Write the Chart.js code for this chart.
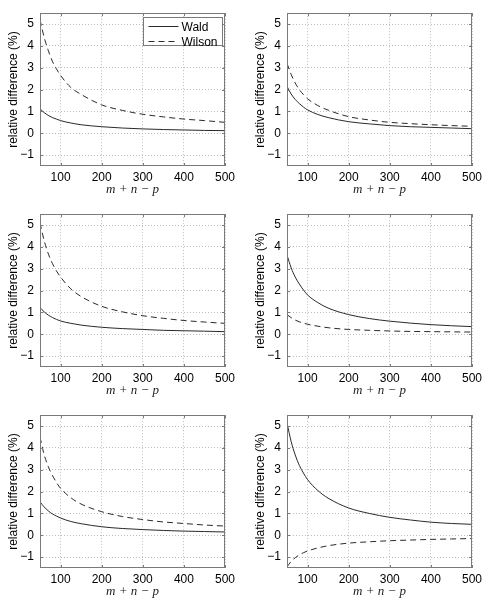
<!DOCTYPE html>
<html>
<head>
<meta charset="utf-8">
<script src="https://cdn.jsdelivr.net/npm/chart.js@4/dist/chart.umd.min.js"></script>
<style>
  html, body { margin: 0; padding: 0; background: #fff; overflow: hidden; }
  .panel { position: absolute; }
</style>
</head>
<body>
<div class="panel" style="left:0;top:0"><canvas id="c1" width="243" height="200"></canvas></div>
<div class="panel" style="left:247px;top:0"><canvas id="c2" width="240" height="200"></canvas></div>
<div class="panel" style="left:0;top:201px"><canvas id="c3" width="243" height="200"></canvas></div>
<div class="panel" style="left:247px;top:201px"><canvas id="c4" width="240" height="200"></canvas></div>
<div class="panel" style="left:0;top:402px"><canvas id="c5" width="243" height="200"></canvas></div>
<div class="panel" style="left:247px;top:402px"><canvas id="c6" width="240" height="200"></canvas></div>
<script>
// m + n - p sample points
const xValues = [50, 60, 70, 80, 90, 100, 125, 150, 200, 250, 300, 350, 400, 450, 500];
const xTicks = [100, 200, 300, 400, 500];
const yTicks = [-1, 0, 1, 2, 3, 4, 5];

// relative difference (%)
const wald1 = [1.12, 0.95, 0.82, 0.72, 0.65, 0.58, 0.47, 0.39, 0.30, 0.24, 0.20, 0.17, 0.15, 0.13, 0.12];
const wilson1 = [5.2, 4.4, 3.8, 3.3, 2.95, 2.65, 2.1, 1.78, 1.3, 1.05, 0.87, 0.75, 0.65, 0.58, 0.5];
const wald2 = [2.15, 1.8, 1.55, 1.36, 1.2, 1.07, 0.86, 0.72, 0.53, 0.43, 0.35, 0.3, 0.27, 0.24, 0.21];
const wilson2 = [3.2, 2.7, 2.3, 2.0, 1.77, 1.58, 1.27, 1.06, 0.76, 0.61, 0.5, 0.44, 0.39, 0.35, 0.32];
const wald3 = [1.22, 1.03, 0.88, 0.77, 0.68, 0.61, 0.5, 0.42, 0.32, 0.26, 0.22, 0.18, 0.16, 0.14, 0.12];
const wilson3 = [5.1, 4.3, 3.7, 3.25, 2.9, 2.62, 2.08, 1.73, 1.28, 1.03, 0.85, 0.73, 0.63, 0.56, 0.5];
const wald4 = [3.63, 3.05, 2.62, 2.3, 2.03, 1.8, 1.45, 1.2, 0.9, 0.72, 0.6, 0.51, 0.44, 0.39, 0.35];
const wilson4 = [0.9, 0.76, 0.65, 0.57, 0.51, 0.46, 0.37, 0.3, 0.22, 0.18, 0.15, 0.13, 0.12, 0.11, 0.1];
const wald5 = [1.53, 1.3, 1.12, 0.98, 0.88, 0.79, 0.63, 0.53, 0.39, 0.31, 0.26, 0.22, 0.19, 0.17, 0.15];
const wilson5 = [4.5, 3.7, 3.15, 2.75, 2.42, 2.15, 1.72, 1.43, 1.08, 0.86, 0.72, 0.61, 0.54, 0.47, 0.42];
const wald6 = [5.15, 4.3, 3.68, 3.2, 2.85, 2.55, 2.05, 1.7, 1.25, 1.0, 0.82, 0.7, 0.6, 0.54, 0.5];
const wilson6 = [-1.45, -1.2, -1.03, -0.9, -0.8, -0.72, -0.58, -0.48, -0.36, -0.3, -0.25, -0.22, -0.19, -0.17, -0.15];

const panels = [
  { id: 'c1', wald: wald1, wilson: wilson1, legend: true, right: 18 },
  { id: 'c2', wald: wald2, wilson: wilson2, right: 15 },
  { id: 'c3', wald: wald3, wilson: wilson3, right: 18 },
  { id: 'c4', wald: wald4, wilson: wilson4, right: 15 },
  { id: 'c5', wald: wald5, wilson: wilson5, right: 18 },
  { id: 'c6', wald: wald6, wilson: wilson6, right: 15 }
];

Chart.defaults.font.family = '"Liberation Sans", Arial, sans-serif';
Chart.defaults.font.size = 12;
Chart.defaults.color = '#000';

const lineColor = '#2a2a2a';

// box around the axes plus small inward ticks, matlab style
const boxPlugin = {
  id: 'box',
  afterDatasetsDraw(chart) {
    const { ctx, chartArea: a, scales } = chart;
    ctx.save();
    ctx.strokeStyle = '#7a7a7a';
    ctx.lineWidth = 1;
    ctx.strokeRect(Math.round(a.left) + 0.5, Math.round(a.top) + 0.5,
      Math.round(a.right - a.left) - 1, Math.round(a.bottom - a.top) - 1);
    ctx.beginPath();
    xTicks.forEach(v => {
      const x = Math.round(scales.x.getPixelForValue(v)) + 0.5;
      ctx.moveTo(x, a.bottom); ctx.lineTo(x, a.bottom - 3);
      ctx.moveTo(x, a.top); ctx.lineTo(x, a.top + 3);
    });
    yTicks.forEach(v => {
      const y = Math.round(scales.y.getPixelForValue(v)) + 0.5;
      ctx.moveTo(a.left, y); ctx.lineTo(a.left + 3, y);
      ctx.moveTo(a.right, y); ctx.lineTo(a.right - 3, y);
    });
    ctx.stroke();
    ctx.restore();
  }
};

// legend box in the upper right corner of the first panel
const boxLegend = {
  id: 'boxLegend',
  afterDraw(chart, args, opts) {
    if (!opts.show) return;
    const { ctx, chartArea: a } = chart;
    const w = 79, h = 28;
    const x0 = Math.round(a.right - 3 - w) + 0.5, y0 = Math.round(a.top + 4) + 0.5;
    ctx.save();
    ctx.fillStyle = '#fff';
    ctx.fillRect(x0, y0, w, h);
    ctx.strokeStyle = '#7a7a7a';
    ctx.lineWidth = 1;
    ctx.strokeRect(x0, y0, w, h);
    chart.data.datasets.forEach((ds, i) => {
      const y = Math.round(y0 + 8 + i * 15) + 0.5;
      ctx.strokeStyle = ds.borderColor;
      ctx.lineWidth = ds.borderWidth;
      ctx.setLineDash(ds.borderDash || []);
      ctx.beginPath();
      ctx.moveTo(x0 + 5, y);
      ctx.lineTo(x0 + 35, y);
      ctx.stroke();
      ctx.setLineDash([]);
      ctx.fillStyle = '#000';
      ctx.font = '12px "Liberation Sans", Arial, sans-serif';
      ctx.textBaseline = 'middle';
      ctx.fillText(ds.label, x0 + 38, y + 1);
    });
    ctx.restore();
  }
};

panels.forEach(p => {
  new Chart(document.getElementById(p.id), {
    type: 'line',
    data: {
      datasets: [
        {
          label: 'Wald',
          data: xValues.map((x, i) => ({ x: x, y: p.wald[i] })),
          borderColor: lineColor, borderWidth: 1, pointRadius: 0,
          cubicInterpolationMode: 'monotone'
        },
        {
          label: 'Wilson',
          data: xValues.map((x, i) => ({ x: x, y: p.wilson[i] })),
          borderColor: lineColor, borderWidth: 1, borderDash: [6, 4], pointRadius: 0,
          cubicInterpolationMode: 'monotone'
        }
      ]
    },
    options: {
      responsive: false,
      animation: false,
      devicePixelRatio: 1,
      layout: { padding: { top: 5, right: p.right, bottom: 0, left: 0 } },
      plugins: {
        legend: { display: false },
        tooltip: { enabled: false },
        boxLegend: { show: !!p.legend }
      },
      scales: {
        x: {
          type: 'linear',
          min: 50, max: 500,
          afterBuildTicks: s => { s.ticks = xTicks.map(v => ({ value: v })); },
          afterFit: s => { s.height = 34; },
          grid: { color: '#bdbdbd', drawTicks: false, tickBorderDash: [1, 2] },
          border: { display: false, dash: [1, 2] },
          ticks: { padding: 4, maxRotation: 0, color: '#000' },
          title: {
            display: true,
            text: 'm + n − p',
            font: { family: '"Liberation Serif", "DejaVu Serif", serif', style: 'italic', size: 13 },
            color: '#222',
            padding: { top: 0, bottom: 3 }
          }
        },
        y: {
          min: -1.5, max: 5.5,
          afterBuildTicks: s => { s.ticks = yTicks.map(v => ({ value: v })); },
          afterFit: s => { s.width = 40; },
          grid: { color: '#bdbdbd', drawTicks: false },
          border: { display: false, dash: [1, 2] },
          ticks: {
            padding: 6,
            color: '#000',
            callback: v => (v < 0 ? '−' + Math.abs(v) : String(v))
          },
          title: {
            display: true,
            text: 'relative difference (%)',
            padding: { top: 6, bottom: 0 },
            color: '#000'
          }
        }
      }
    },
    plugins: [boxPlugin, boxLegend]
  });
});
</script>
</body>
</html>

◆ PROBLEM TO WORK ON: Return only the lines from the start of the data through the line that contains "const yTicks = [-1, 0, 1, 2, 3, 4, 5];", please, copying them exactly and omitting all pictures.

◆ THE OUTPUT:
Write the Chart.js code for this chart.
<!DOCTYPE html>
<html>
<head>
<meta charset="utf-8">
<script src="https://cdn.jsdelivr.net/npm/chart.js@4/dist/chart.umd.min.js"></script>
<style>
  html, body { margin: 0; padding: 0; background: #fff; overflow: hidden; }
  .panel { position: absolute; }
</style>
</head>
<body>
<div class="panel" style="left:0;top:0"><canvas id="c1" width="243" height="200"></canvas></div>
<div class="panel" style="left:247px;top:0"><canvas id="c2" width="240" height="200"></canvas></div>
<div class="panel" style="left:0;top:201px"><canvas id="c3" width="243" height="200"></canvas></div>
<div class="panel" style="left:247px;top:201px"><canvas id="c4" width="240" height="200"></canvas></div>
<div class="panel" style="left:0;top:402px"><canvas id="c5" width="243" height="200"></canvas></div>
<div class="panel" style="left:247px;top:402px"><canvas id="c6" width="240" height="200"></canvas></div>
<script>
// m + n - p sample points
const xValues = [50, 60, 70, 80, 90, 100, 125, 150, 200, 250, 300, 350, 400, 450, 500];
const xTicks = [100, 200, 300, 400, 500];
const yTicks = [-1, 0, 1, 2, 3, 4, 5];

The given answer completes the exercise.